### Goal
In the material below, please retype the lines from the very first through the one with "var chart = echarts.init(document.getElementById('chart'));", exactly and without pictures.

### Source material

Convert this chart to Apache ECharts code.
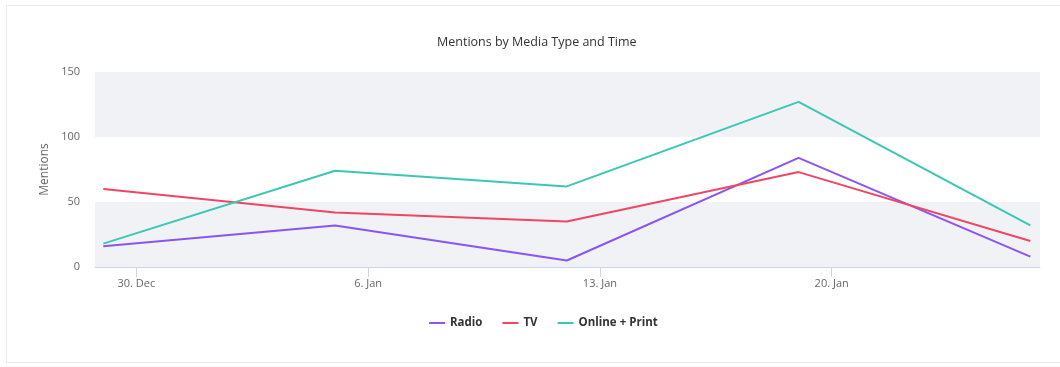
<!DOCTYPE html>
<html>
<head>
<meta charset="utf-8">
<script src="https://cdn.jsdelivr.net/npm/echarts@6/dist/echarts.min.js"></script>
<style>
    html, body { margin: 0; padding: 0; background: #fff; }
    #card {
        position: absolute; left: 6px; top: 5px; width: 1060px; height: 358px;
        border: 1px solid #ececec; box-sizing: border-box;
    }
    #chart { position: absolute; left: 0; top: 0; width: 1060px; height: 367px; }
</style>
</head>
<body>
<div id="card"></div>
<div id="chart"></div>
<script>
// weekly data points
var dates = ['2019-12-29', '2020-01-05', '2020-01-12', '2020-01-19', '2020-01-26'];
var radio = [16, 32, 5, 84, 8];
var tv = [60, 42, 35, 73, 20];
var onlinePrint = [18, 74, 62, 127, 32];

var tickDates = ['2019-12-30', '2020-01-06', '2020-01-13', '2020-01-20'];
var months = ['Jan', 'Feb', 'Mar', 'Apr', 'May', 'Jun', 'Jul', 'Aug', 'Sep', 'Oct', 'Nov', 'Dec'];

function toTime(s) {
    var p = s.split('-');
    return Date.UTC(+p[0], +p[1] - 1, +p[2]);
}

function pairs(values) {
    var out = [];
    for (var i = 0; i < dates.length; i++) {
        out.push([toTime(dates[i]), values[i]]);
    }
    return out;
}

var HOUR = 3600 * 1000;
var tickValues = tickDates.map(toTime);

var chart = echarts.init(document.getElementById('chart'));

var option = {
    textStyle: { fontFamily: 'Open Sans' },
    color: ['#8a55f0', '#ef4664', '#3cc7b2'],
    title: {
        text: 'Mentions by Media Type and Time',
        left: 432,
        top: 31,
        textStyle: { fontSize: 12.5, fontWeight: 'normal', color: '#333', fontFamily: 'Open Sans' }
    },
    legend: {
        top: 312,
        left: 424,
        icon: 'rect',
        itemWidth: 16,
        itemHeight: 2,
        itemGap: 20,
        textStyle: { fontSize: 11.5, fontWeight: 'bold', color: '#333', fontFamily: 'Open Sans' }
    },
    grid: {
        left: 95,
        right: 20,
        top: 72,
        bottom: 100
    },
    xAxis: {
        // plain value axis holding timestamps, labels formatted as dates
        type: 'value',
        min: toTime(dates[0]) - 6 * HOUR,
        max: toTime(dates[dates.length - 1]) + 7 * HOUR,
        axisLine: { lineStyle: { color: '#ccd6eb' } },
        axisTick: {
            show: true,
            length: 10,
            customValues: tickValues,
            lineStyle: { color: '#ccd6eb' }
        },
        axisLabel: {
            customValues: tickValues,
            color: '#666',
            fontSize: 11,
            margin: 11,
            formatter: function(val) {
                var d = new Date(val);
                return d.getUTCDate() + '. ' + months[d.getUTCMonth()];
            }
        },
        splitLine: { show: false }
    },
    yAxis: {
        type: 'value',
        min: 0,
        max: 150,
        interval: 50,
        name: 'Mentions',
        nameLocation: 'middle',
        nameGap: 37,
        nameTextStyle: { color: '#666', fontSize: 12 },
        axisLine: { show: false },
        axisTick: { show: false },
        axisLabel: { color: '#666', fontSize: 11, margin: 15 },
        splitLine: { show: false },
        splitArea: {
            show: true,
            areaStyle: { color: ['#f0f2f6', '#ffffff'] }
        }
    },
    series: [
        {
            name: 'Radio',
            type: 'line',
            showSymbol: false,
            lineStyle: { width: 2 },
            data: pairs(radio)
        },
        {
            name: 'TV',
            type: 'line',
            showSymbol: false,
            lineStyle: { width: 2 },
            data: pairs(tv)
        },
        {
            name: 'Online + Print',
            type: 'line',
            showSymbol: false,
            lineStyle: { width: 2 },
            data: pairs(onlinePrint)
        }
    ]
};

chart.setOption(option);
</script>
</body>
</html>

### Exercise output
Convert this chart to Apache ECharts code.
<!DOCTYPE html>
<html>
<head>
<meta charset="utf-8">
<script src="https://cdn.jsdelivr.net/npm/echarts@6/dist/echarts.min.js"></script>
<style>
    html, body { margin: 0; padding: 0; background: #fff; }
    #card {
        position: absolute; left: 6px; top: 5px; width: 1060px; height: 358px;
        border: 1px solid #ececec; box-sizing: border-box;
    }
    #chart { position: absolute; left: 0; top: 0; width: 1060px; height: 367px; }
</style>
</head>
<body>
<div id="card"></div>
<div id="chart"></div>
<script>
// weekly data points
var dates = ['2019-12-29', '2020-01-05', '2020-01-12', '2020-01-19', '2020-01-26'];
var radio = [16, 32, 5, 84, 8];
var tv = [60, 42, 35, 73, 20];
var onlinePrint = [18, 74, 62, 127, 32];

var tickDates = ['2019-12-30', '2020-01-06', '2020-01-13', '2020-01-20'];
var months = ['Jan', 'Feb', 'Mar', 'Apr', 'May', 'Jun', 'Jul', 'Aug', 'Sep', 'Oct', 'Nov', 'Dec'];

function toTime(s) {
    var p = s.split('-');
    return Date.UTC(+p[0], +p[1] - 1, +p[2]);
}

function pairs(values) {
    var out = [];
    for (var i = 0; i < dates.length; i++) {
        out.push([toTime(dates[i]), values[i]]);
    }
    return out;
}

var HOUR = 3600 * 1000;
var tickValues = tickDates.map(toTime);

var chart = echarts.init(document.getElementById('chart'));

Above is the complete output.